The drivers of economic dynamism, as we once knew them, have become the drivers of economic distress. And Xi carries the can, not for having caused them but for having failed to address, or having exacerbated them.

The key question is what is he likely to do about all this in order to arrest the malaise that seems to be spreading through society, including the fabled middle class, and through the business community. Reports abound that wealthier Chinese citizens are increasingly trying to get their money and/or themselves out of China, and that illicit capital outflows have become sufficiently large as to cause the financial authorities to stem the fall in the Yuan and the exit of capital.

Normally about this time of the year, every five years, one of the most important plenary sessions of the Communist Party takes place, the so-called 3rd Plenum. It often has a strong focus on economic strategy.
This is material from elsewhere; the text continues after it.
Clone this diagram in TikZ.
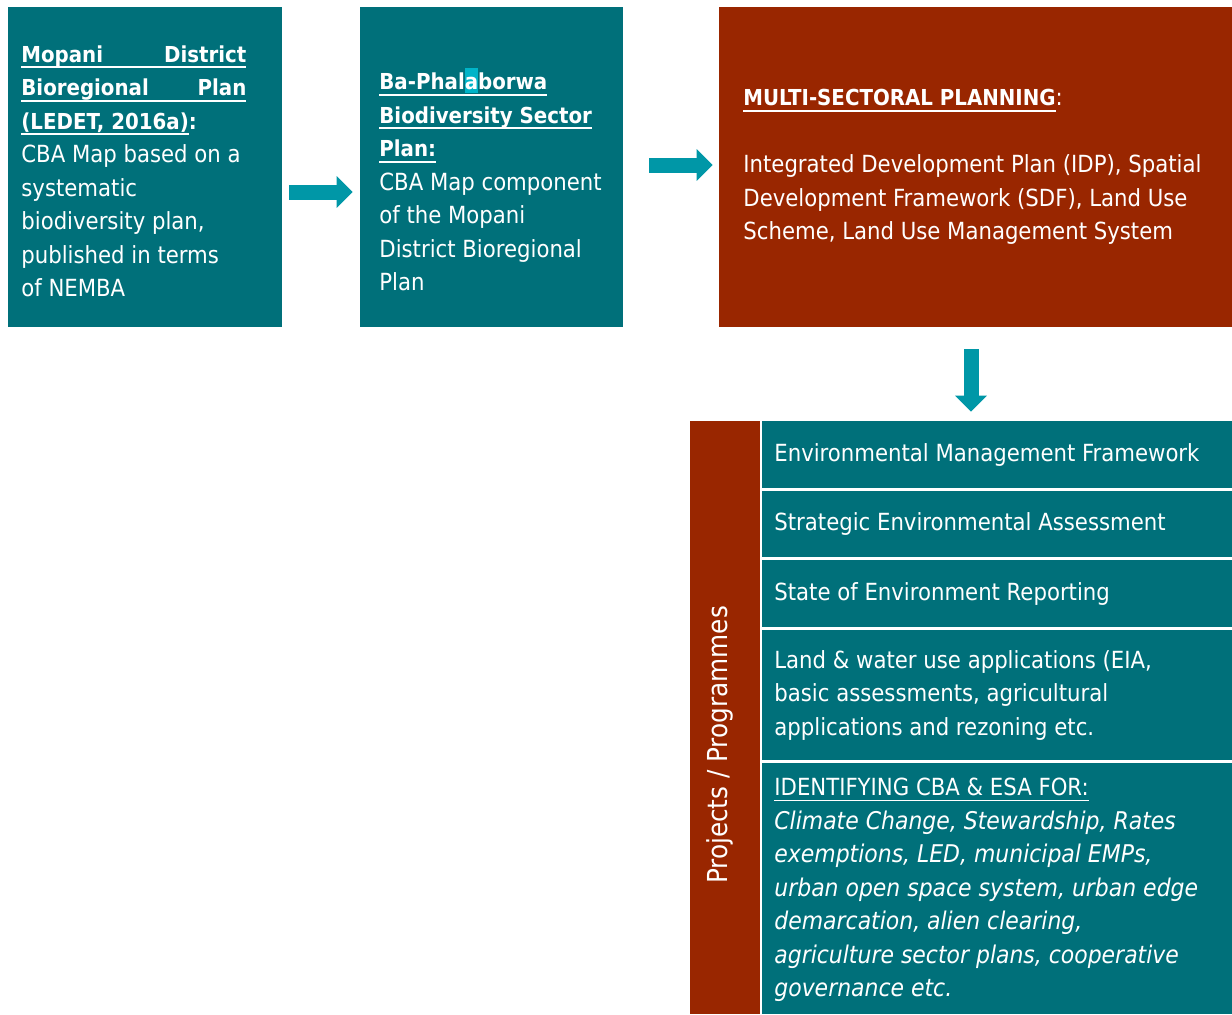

In 2013, for example, major liberalising economic reforms were foreshadowed, but optimistic expectations were soon deflated as China’s economic development model faltered, and a much more state-centric, repressive and controlling governance regime emerged.

The politburo has so far failed to announce a new 3rd Plenum, and if it doesn’t happen next month, it will probably be called in 2024. This would be the moment to address the country’s principal challenges, including how to allocate the costs of the debt build up, compensate for the shrinkage in the real estate and infrastructure sectors, and boost household income and consumption permanently in a big shift from supply-side to demand-side reforms.

It would call for major initiatives affecting the tax system, social welfare, health and education provision, sales of public assets, a shift in priorities to private firms, and easier urban registration or “hukou” regulations.

Yet, in spite of China’s prioritising of what Xi calls “new productive forces” at the frontiers of science and technology – including AI, electric vehicles and batteries, and climate change mitigation – the root-and-branch overhaul and reform of China’s economic development model is a tall order for a Leninist system.

It requires the Communist Party to change the politics and the institutions of the country in ways that are difficult or impossible for it to embrace without putting its raison d’etre, to rule unchallenged, in jeopardy.

China’s economic outlook in the 2020s, therefore, and beyond is liable to be much more pedestrian, perhaps even including periods of economic and/or financial instability, and spreading the jobs malaise from the youth to the general population. Its economic heft and status in years to come look uncertain, potentially weakening Beijing’s case not just in the rest of the world, but also at home.

Xi’s seemingly safe autocratic position today is only as secure as the country’s economic performance and prospects. Change the latter, as increasingly seems likely, and the former is likely to be in play too.